Records with drawing code
----------

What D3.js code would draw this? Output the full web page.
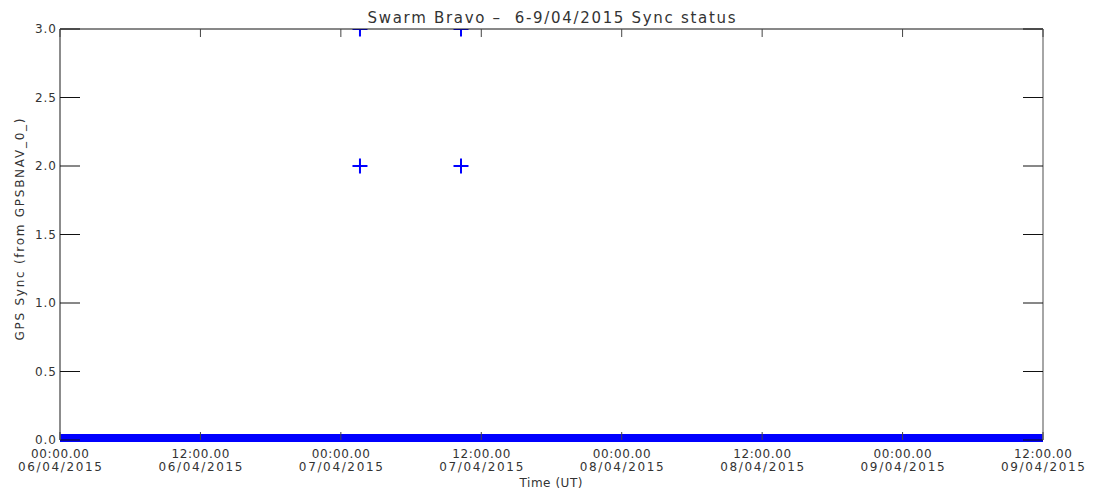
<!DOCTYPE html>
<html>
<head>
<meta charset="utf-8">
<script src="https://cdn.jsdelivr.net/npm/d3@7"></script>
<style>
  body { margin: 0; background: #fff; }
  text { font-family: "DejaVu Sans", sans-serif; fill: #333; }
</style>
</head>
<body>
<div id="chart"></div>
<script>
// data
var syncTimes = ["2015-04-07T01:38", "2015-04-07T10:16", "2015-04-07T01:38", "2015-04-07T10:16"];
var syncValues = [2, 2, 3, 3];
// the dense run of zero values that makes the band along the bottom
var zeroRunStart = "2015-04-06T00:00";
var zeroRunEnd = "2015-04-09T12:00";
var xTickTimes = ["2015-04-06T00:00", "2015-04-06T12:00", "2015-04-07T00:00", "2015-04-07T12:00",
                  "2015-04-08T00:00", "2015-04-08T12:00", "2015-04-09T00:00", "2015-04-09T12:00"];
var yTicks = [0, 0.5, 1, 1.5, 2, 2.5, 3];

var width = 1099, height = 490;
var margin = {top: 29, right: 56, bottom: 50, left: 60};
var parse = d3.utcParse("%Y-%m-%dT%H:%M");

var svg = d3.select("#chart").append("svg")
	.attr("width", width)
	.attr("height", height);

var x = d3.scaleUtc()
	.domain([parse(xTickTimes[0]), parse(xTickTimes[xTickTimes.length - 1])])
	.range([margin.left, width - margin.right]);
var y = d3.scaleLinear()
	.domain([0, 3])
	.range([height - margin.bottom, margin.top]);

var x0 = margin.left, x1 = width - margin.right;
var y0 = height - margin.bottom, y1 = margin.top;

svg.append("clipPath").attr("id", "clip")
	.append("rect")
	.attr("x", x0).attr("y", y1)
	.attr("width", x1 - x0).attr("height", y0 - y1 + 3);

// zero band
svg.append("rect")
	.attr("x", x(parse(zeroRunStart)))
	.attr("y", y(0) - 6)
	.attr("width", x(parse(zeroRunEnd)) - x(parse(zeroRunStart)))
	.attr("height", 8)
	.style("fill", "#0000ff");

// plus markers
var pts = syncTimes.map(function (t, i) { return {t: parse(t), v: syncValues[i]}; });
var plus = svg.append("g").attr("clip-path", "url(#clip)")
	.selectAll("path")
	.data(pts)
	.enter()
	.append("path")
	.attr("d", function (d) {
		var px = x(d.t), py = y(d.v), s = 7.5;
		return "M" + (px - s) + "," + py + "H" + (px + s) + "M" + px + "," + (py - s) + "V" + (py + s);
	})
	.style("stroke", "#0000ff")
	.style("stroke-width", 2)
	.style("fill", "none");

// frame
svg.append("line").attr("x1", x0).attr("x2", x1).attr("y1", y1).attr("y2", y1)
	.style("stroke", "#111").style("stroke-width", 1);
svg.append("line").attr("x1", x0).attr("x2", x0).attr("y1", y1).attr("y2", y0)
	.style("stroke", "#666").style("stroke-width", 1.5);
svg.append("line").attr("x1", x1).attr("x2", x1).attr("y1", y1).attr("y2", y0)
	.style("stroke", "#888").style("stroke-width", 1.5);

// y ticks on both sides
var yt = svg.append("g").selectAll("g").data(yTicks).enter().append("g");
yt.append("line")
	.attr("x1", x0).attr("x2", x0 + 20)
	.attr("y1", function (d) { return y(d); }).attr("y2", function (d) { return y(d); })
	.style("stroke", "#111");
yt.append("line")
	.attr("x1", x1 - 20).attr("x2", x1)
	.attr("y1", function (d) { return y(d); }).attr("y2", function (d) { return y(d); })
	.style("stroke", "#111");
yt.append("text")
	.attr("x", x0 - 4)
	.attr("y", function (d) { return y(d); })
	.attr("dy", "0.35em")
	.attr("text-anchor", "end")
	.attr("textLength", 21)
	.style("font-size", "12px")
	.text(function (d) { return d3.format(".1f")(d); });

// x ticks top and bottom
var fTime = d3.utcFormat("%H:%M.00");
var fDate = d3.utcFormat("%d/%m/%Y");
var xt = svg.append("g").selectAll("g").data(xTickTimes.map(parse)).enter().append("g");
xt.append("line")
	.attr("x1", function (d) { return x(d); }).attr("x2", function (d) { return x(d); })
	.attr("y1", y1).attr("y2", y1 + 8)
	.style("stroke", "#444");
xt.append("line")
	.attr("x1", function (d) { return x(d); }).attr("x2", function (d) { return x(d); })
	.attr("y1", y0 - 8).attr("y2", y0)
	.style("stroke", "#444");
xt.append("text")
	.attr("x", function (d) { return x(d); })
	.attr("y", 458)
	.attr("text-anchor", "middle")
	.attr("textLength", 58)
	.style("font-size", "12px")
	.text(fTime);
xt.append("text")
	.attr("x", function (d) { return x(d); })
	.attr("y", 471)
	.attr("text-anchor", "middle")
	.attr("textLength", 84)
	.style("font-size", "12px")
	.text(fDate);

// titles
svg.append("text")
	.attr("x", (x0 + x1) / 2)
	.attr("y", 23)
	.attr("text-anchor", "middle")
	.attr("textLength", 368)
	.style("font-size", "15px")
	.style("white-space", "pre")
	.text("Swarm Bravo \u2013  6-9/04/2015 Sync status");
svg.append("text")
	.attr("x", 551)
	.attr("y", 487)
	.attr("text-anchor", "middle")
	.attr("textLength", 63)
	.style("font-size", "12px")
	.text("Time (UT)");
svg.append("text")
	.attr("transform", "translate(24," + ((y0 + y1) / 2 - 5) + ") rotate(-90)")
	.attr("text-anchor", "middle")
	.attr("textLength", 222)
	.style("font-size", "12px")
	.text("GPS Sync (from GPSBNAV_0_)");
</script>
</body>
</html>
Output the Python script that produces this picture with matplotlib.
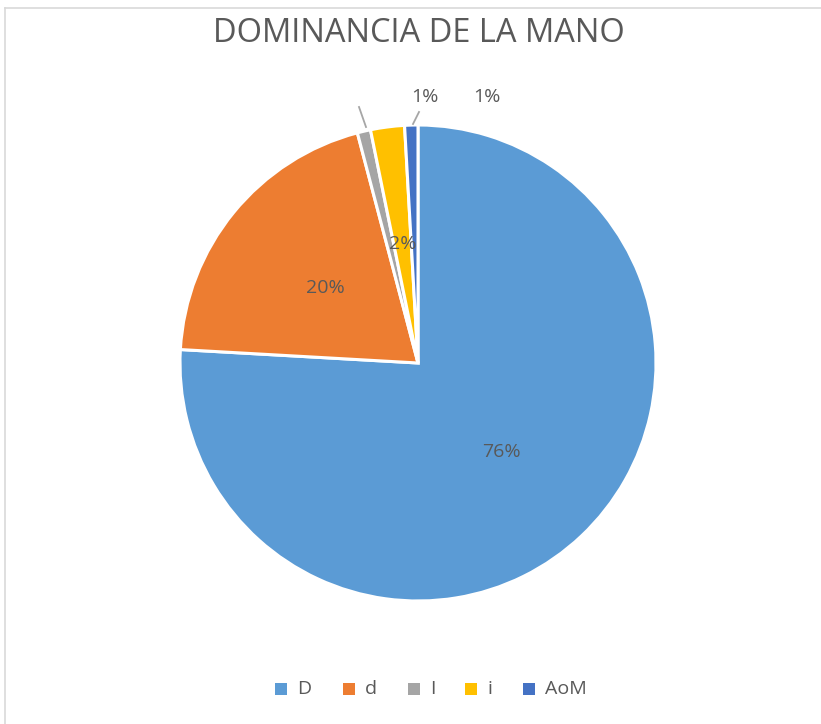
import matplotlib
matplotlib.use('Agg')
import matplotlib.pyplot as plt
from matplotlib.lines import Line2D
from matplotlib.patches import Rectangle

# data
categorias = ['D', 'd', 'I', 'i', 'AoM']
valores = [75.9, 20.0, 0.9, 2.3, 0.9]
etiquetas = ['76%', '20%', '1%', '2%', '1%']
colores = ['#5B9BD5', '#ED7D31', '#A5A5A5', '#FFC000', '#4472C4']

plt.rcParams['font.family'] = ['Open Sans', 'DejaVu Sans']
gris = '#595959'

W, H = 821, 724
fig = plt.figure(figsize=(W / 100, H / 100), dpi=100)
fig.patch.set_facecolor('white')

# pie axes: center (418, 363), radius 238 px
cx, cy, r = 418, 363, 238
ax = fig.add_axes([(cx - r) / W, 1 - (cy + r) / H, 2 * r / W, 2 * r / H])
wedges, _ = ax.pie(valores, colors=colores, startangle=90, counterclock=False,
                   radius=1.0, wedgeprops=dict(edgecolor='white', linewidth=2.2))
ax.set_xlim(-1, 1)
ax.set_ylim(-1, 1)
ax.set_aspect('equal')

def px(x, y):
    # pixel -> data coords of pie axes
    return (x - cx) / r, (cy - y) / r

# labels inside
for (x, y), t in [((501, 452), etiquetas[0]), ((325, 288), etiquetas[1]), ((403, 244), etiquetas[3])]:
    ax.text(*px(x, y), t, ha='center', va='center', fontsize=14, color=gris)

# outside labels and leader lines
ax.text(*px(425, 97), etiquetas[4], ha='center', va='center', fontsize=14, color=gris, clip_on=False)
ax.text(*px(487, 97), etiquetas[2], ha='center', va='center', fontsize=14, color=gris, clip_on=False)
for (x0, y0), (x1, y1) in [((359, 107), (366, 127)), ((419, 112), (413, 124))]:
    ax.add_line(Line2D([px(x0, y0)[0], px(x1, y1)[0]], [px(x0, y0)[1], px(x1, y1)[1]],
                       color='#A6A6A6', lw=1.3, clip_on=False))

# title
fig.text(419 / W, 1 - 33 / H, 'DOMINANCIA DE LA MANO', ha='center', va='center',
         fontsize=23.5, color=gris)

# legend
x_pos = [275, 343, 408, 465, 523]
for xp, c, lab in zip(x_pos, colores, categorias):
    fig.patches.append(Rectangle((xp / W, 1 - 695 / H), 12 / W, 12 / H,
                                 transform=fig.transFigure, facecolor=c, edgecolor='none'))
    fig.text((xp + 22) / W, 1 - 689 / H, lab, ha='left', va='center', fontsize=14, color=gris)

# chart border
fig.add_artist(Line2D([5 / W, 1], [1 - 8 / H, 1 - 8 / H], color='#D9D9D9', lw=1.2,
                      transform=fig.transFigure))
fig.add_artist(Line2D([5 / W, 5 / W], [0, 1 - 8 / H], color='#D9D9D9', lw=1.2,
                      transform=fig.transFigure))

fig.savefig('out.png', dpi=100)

----------

#### GOAL OF THE EXERCISE
All lines from the start of the entries through the one with "- margin.bottom, margin.top]);" are to be output exactly; omit the pictures.

#### THE SOLUTION
What D3.js code would draw this? Output the full web page.
<!DOCTYPE html>
<html>
<head>
<meta charset="utf-8">
<script src="https://cdn.jsdelivr.net/npm/d3@7"></script>
<style>
  body { margin: 0; background: #fff; }
  text { font-family: "DejaVu Sans", sans-serif; fill: #333; }
</style>
</head>
<body>
<div id="chart"></div>
<script>
// data
var syncTimes = ["2015-04-07T01:38", "2015-04-07T10:16", "2015-04-07T01:38", "2015-04-07T10:16"];
var syncValues = [2, 2, 3, 3];
// the dense run of zero values that makes the band along the bottom
var zeroRunStart = "2015-04-06T00:00";
var zeroRunEnd = "2015-04-09T12:00";
var xTickTimes = ["2015-04-06T00:00", "2015-04-06T12:00", "2015-04-07T00:00", "2015-04-07T12:00",
                  "2015-04-08T00:00", "2015-04-08T12:00", "2015-04-09T00:00", "2015-04-09T12:00"];
var yTicks = [0, 0.5, 1, 1.5, 2, 2.5, 3];

var width = 1099, height = 490;
var margin = {top: 29, right: 56, bottom: 50, left: 60};
var parse = d3.utcParse("%Y-%m-%dT%H:%M");

var svg = d3.select("#chart").append("svg")
	.attr("width", width)
	.attr("height", height);

var x = d3.scaleUtc()
	.domain([parse(xTickTimes[0]), parse(xTickTimes[xTickTimes.length - 1])])
	.range([margin.left, width - margin.right]);
var y = d3.scaleLinear()
	.domain([0, 3])
	.range([height - margin.bottom, margin.top]);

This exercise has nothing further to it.